# [Stated problem]
Repeat the lines below exactly as they appear, but leave out the images.

# [Data]
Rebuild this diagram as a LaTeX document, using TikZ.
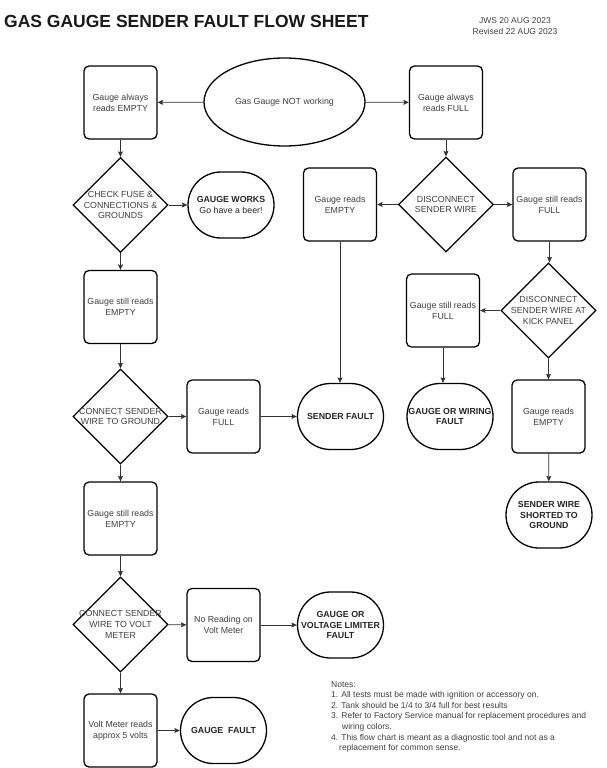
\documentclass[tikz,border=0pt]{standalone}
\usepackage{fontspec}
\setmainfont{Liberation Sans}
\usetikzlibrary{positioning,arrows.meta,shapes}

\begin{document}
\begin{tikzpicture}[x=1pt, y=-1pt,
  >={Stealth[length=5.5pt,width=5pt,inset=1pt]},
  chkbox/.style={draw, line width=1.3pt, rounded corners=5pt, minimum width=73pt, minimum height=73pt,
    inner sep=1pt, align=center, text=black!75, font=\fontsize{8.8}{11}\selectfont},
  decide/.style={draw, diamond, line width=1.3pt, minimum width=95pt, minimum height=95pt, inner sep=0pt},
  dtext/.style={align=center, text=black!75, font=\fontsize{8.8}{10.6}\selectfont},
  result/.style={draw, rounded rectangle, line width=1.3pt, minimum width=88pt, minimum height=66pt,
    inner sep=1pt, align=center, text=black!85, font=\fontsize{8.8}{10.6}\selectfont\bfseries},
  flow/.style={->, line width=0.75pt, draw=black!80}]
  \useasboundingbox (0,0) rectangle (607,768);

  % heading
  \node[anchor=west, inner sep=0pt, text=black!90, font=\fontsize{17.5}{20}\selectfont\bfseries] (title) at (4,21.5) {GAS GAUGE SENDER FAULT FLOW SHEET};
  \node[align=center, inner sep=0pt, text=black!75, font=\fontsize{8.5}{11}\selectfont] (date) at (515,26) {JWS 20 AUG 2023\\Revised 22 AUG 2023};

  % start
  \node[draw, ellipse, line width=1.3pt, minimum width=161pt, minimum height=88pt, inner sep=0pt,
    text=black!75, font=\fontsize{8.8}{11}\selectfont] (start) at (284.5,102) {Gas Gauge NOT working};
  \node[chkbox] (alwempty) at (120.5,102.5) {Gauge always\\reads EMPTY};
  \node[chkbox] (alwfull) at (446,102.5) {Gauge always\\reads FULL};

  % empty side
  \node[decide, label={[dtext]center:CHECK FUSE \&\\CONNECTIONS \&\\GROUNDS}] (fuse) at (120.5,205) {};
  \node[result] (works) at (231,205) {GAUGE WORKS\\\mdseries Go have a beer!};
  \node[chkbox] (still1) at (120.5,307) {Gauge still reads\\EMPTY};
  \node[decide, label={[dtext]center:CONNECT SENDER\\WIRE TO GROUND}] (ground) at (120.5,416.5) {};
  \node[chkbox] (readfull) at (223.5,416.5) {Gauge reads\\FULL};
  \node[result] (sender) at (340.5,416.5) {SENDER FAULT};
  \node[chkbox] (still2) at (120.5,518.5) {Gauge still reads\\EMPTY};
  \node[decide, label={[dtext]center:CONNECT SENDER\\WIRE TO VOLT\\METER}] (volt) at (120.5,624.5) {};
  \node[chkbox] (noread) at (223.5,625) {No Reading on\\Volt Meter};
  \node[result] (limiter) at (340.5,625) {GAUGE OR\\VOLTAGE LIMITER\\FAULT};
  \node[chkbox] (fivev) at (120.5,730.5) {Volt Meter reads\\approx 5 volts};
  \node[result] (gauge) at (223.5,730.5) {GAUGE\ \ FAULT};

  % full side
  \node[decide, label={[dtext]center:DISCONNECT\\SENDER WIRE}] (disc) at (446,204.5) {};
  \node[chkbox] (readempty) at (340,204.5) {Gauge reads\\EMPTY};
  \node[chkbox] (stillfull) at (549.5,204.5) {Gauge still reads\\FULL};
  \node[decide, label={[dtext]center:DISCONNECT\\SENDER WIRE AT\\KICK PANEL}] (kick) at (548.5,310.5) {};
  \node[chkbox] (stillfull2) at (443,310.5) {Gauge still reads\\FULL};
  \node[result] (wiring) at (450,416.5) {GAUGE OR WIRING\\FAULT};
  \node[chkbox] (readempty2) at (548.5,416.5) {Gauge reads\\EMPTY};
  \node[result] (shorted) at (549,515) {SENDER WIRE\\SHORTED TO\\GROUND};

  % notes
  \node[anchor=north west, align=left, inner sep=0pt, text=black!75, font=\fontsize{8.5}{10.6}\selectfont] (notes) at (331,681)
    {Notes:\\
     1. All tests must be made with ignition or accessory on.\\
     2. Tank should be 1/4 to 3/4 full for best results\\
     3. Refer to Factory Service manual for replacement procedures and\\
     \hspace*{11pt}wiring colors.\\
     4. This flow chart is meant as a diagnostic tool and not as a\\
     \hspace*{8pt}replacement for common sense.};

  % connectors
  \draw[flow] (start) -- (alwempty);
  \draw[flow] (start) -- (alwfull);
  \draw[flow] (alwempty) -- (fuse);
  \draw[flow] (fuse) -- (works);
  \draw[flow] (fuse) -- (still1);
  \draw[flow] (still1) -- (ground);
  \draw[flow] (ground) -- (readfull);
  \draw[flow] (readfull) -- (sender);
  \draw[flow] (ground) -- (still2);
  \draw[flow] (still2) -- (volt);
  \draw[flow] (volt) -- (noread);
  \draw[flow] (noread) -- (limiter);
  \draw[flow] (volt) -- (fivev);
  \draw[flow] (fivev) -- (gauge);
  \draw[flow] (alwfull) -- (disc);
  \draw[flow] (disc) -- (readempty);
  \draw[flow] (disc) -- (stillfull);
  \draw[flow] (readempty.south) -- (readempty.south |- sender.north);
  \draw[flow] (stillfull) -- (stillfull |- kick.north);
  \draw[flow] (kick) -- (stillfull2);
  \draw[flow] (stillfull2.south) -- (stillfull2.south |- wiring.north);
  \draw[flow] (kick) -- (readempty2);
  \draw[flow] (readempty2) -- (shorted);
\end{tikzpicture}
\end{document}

# [Full output]
Rebuild this diagram as a LaTeX document, using TikZ.
\documentclass[tikz,border=0pt]{standalone}
\usepackage{fontspec}
\setmainfont{Liberation Sans}
\usetikzlibrary{positioning,arrows.meta,shapes}

\begin{document}
\begin{tikzpicture}[x=1pt, y=-1pt,
  >={Stealth[length=5.5pt,width=5pt,inset=1pt]},
  chkbox/.style={draw, line width=1.3pt, rounded corners=5pt, minimum width=73pt, minimum height=73pt,
    inner sep=1pt, align=center, text=black!75, font=\fontsize{8.8}{11}\selectfont},
  decide/.style={draw, diamond, line width=1.3pt, minimum width=95pt, minimum height=95pt, inner sep=0pt},
  dtext/.style={align=center, text=black!75, font=\fontsize{8.8}{10.6}\selectfont},
  result/.style={draw, rounded rectangle, line width=1.3pt, minimum width=88pt, minimum height=66pt,
    inner sep=1pt, align=center, text=black!85, font=\fontsize{8.8}{10.6}\selectfont\bfseries},
  flow/.style={->, line width=0.75pt, draw=black!80}]
  \useasboundingbox (0,0) rectangle (607,768);

  % heading
  \node[anchor=west, inner sep=0pt, text=black!90, font=\fontsize{17.5}{20}\selectfont\bfseries] (title) at (4,21.5) {GAS GAUGE SENDER FAULT FLOW SHEET};
  \node[align=center, inner sep=0pt, text=black!75, font=\fontsize{8.5}{11}\selectfont] (date) at (515,26) {JWS 20 AUG 2023\\Revised 22 AUG 2023};

  % start
  \node[draw, ellipse, line width=1.3pt, minimum width=161pt, minimum height=88pt, inner sep=0pt,
    text=black!75, font=\fontsize{8.8}{11}\selectfont] (start) at (284.5,102) {Gas Gauge NOT working};
  \node[chkbox] (alwempty) at (120.5,102.5) {Gauge always\\reads EMPTY};
  \node[chkbox] (alwfull) at (446,102.5) {Gauge always\\reads FULL};

  % empty side
  \node[decide, label={[dtext]center:CHECK FUSE \&\\CONNECTIONS \&\\GROUNDS}] (fuse) at (120.5,205) {};
  \node[result] (works) at (231,205) {GAUGE WORKS\\\mdseries Go have a beer!};
  \node[chkbox] (still1) at (120.5,307) {Gauge still reads\\EMPTY};
  \node[decide, label={[dtext]center:CONNECT SENDER\\WIRE TO GROUND}] (ground) at (120.5,416.5) {};
  \node[chkbox] (readfull) at (223.5,416.5) {Gauge reads\\FULL};
  \node[result] (sender) at (340.5,416.5) {SENDER FAULT};
  \node[chkbox] (still2) at (120.5,518.5) {Gauge still reads\\EMPTY};
  \node[decide, label={[dtext]center:CONNECT SENDER\\WIRE TO VOLT\\METER}] (volt) at (120.5,624.5) {};
  \node[chkbox] (noread) at (223.5,625) {No Reading on\\Volt Meter};
  \node[result] (limiter) at (340.5,625) {GAUGE OR\\VOLTAGE LIMITER\\FAULT};
  \node[chkbox] (fivev) at (120.5,730.5) {Volt Meter reads\\approx 5 volts};
  \node[result] (gauge) at (223.5,730.5) {GAUGE\ \ FAULT};

  % full side
  \node[decide, label={[dtext]center:DISCONNECT\\SENDER WIRE}] (disc) at (446,204.5) {};
  \node[chkbox] (readempty) at (340,204.5) {Gauge reads\\EMPTY};
  \node[chkbox] (stillfull) at (549.5,204.5) {Gauge still reads\\FULL};
  \node[decide, label={[dtext]center:DISCONNECT\\SENDER WIRE AT\\KICK PANEL}] (kick) at (548.5,310.5) {};
  \node[chkbox] (stillfull2) at (443,310.5) {Gauge still reads\\FULL};
  \node[result] (wiring) at (450,416.5) {GAUGE OR WIRING\\FAULT};
  \node[chkbox] (readempty2) at (548.5,416.5) {Gauge reads\\EMPTY};
  \node[result] (shorted) at (549,515) {SENDER WIRE\\SHORTED TO\\GROUND};

  % notes
  \node[anchor=north west, align=left, inner sep=0pt, text=black!75, font=\fontsize{8.5}{10.6}\selectfont] (notes) at (331,681)
    {Notes:\\
     1. All tests must be made with ignition or accessory on.\\
     2. Tank should be 1/4 to 3/4 full for best results\\
     3. Refer to Factory Service manual for replacement procedures and\\
     \hspace*{11pt}wiring colors.\\
     4. This flow chart is meant as a diagnostic tool and not as a\\
     \hspace*{8pt}replacement for common sense.};

  % connectors
  \draw[flow] (start) -- (alwempty);
  \draw[flow] (start) -- (alwfull);
  \draw[flow] (alwempty) -- (fuse);
  \draw[flow] (fuse) -- (works);
  \draw[flow] (fuse) -- (still1);
  \draw[flow] (still1) -- (ground);
  \draw[flow] (ground) -- (readfull);
  \draw[flow] (readfull) -- (sender);
  \draw[flow] (ground) -- (still2);
  \draw[flow] (still2) -- (volt);
  \draw[flow] (volt) -- (noread);
  \draw[flow] (noread) -- (limiter);
  \draw[flow] (volt) -- (fivev);
  \draw[flow] (fivev) -- (gauge);
  \draw[flow] (alwfull) -- (disc);
  \draw[flow] (disc) -- (readempty);
  \draw[flow] (disc) -- (stillfull);
  \draw[flow] (readempty.south) -- (readempty.south |- sender.north);
  \draw[flow] (stillfull) -- (stillfull |- kick.north);
  \draw[flow] (kick) -- (stillfull2);
  \draw[flow] (stillfull2.south) -- (stillfull2.south |- wiring.north);
  \draw[flow] (kick) -- (readempty2);
  \draw[flow] (readempty2) -- (shorted);
\end{tikzpicture}
\end{document}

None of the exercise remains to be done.